I’ve been reading about autonomous AI teams and orchestration patterns, and there’s something that bothers me about how it’s being pitched. The messaging is basically “set up AI agents to handle processes end-to-end, and humans step back.” Which sounds great until you think about what actually happens.
In theory, you set up an AI CEO agent that delegates tasks to an Analyst agent, and they handle some process independently. But in practice, don’t they need oversight? Edge cases, exceptions, unusual data—these things always come up in real workflows. So where exactly are humans stepping in again? And if they are, doesn’t that negate the whole cost reduction argument?
I’m trying to model what this actually looks like for our use cases. We have some data processing workflows that could theoretically be handled by autonomous agents. But we also have approval workflows, customer communication, and regulatory requirements. Those seem like places where you absolutely need a human checkpoint.
So the real question I have is: what’s the actual cost profile when you deploy autonomous AI agents? Is it “almost no human intervention” and you save 80% of costs? Or is it “humans are replaced in the routine paths, but spike when exceptions occur,” and you maybe save 20-30%? Where exactly does the cost benefit come from?
Has anyone deployed this and actually measured the human intervention rate and cost impact? Specifically, what kinds of workflows work well for autonomous handling, and where do humans still dominate?
I built autonomous agent workflows for our data analysis process, and it’s more nuanced than “set and forget.” The agents handle probably 75% of our workload without human touch. But that 75% is the predictable stuff where data quality is consistent and logic is straightforward.
The remaining 25% creates significant overhead though. When agents hit something unexpected—malformed data, missing context, ambiguous decision points—they log it for review. I initially thought that would be occasional, but it’s weekly. Someone has to look at these exceptions, decide if the agent made a reasonable choice, and sometimes manually override.
The real cost picture is this: on routine work, labor goes from 40 hours a month down to 4 hours. That’s real savings. But exceptions and edge cases still need human judgment, and that doesn’t scale down. You’re trading ongoing daily work for periodic intensive review sessions.
Where I saw cost savings was reducing team size, not eliminating the team.
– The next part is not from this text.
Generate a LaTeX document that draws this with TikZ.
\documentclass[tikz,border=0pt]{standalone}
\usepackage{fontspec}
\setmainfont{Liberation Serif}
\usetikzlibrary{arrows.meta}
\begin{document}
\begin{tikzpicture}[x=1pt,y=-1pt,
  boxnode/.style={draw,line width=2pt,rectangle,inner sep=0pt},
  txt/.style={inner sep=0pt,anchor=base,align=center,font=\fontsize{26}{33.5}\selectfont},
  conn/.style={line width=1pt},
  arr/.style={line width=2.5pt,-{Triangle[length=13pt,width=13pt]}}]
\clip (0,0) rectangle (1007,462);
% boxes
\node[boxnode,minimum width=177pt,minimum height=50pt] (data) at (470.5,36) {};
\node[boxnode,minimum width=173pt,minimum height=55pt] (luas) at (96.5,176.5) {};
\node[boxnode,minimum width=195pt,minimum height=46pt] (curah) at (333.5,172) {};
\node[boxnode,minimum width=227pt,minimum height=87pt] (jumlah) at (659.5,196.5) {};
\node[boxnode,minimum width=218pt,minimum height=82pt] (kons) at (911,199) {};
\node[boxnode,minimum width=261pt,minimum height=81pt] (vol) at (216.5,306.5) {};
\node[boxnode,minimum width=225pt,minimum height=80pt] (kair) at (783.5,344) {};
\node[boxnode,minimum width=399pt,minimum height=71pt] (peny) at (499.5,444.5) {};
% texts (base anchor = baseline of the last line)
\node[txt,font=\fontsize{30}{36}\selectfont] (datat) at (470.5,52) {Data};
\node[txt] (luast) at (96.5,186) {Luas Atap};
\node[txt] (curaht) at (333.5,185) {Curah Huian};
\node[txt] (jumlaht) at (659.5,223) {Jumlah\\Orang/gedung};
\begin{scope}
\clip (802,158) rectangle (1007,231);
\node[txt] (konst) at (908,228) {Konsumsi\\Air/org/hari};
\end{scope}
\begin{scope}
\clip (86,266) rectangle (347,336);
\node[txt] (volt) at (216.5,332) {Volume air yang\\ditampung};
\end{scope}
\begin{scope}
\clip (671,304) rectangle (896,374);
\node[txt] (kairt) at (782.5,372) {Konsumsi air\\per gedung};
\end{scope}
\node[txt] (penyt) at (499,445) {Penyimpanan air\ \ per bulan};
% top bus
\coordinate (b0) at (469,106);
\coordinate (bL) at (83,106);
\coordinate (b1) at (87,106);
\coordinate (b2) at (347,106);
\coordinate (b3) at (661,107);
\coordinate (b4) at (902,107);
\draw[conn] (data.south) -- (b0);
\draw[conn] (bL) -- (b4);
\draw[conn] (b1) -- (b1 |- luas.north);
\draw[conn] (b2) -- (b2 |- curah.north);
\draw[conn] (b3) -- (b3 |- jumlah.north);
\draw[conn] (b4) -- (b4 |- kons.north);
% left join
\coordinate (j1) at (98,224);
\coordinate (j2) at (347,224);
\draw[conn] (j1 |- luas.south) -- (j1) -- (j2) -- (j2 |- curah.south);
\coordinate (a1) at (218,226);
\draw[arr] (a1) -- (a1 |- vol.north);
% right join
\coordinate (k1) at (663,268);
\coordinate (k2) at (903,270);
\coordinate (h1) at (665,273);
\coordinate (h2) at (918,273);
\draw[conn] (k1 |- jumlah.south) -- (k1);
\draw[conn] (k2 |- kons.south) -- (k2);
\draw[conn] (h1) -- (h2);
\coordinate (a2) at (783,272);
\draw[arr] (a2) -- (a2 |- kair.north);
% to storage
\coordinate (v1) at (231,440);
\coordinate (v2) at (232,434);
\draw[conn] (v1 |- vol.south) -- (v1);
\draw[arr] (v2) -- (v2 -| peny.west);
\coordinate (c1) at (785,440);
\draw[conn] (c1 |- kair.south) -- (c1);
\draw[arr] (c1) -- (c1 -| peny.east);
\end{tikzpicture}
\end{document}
We went from needing three people to handle data analysis full-time to one person doing oversight and exception handling. That’s a tangible difference. But it’s not 80% savings—it’s more like 65-70% on that specific process.
Autonomous agents handle 75% autonomously, rest need human review. Routine work savings big, exception handling still spikes. 60-70% labor reduction, not 80%.
I deployed autonomous AI teams for our process workflows, and the honest feedback is that it’s powerful but requires thoughtful setup. The agents handle routine work consistently—data extraction, basic decisions, notifications. But they’re not truly autonomous in the “zero human involvement” sense.
What actually works is building explicit handoff points. Agent processes routine work with high confidence. When uncertainty hits a threshold, it flags for review. That’s not added cost; that’s smart design. I reduced manual work from about 60 hours monthly to 12 hours of oversight and exception handling. That’s real savings.
The key is monitoring agent confidence and decision ratios. We track what percentage of decisions are agent-autonomous versus human-reviewed. That metric tells you where the value actually is. For our invoice processing workflow, agents handle 80% autonomously. For our customer support triage, it’s 60% because customer needs are more variable.
Build it with measurement from the start. Set confidence thresholds. Don’t oversell autonomy—position it as intelligent delegation. Cost impact: 50-70% labor reduction on handled workflows, not elimination.